Ukraine has blamed Russia for killing civilians in Bucha and other towns outside the capital where hundreds of bodies, many with their hands bound and signs of torture, were found after Russian troops retreated. Russia has denied the allegations and falsely claimed that the scenes in Bucha were staged.
In Mariupol, Russia was deploying Chechen fighters, reputed to be particularly fierce. Capturing the city on the Sea of Azov would give Russia a land bridge to the Crimean Peninsula, which Russia seized from Ukraine eight years ago.
Residents have lacked food, water and electricity since Russian forces surrounded the city and frustrated evacuation missions.

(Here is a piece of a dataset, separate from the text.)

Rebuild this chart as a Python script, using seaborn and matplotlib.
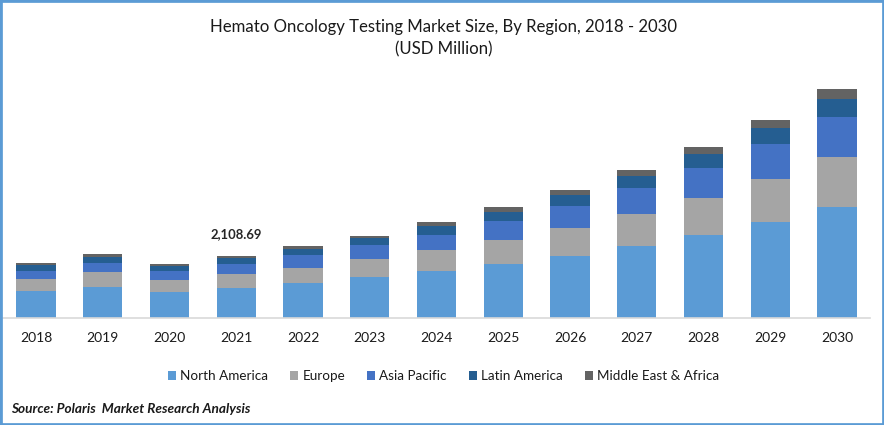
import matplotlib
matplotlib.use("Agg")
import matplotlib.pyplot as plt
from matplotlib.patches import Patch, Rectangle
import seaborn as sns

sns.set_theme(style="white")
plt.rcParams["font.family"] = ["Lato", "DejaVu Sans"]

W, H = 884, 425
years = [str(y) for y in range(2018, 2031)]
north_america = [918, 1054, 884, 1020, 1190, 1394, 1598, 1836, 2108, 2448, 2822, 3264, 3774]
europe = [408, 510, 408, 476, 510, 612, 714, 816, 952, 1088, 1258, 1462, 1700]
asia_pacific = [272, 306, 306, 340, 442, 476, 510, 646, 748, 884, 1020, 1190, 1360]
latin_america = [204, 204, 170, 204, 204, 238, 306, 306, 374, 408, 476, 544, 612]
mea = [68, 102, 68, 68.69, 102, 68, 136, 170, 170, 204, 238, 272, 340]
series_names = ["North America", "Europe", "Asia Pacific", "Latin America", "Middle East & Africa"]
series_values = [north_america, europe, asia_pacific, latin_america, mea]
colors = ["#5B9BD5", "#A5A5A5", "#4472C4", "#255E91", "#636363"]
title_lines = "Hemato Oncology Testing Market Size, By Region, 2018 - 2030\n(USD Million)"
annotation = "2,108.69"
source = "Source: Polaris  Market Research Analysis"

fig = plt.figure(figsize=(W / 100, H / 100), dpi=100, facecolor="white")
ax = fig.add_axes([2.6 / W, (H - 318) / H, (870.4 - 2.6) / W, 258 / H])

bottom = [0.0] * len(years)
for name, vals, col in zip(series_names, series_values, colors):
    sns.barplot(x=years, y=vals, bottom=bottom, color=col, saturation=1, width=0.585,
                ax=ax, errorbar=None, linewidth=0, label=name)
    bottom = [b + v for b, v in zip(bottom, vals)]
for p in ax.patches:
    p.set_antialiased(False)

ax.set_xlim(-0.5, 12.5)
ax.set_ylim(0, 258 * 34)
ax.set_facecolor("none")
for s in ["top", "right", "left"]:
    ax.spines[s].set_visible(False)
ax.spines["bottom"].set_color("#D9D9D9")
ax.spines["bottom"].set_linewidth(1.2)
ax.set_yticks([])
ax.set_ylabel("")
ax.tick_params(axis="x", length=0, pad=10, labelsize=10, labelcolor="#1a1a1a")
ax.legend().remove()

ax.text(3, sum(s[3] for s in series_values) + 22 * 34, annotation, ha="center", va="center",
        fontsize=9.4, fontweight="bold", color="#262626")

fig.text(443.5 / W, 1 - 38.5 / H, title_lines, ha="center", va="center", fontsize=12.05,
         color="#1a1a1a", linespacing=1.45)

handles = [Patch(facecolor=c, edgecolor="none") for c in colors]
fig.legend(handles, series_names, loc="center", bbox_to_anchor=(443.5 / W, 1 - 376 / H), ncol=5,
           frameon=False, fontsize=9.75, handlelength=0.6, handleheight=0.6, handletextpad=0.3,
           columnspacing=1.63, labelcolor="#1a1a1a")

fig.text(11 / W, 1 - 409 / H, source, ha="left", va="center", fontsize=9.8, fontweight="bold",
         fontstyle="italic", color="#1a1a1a")

fig.add_artist(Rectangle((0, 0), 1, 1, transform=fig.transFigure, fill=False,
                         edgecolor="#5B9BD5", linewidth=3.4, clip_on=True))
fig.savefig("out.png", dpi=100, facecolor="white")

Ukrainian authorities think an airstrike on a theatre that was being used as a bomb shelter killed hundreds of civilians, and Zelenskyy has said he expects more evidence of atrocities to be found once Mariupol no longer is blockaded.
The Institute for the Study of War, an American think tank, predicted that Russian forces will "renew offensive operations in the coming days" from Izyum, a town southeast of Kharkiv, in the campaign to conquer the Donbas, which comprises Ukraine's industrial heartland.
But in the view of the think tank's analysts, "The outcome of forthcoming Russian operations in eastern Ukraine remains very much in question."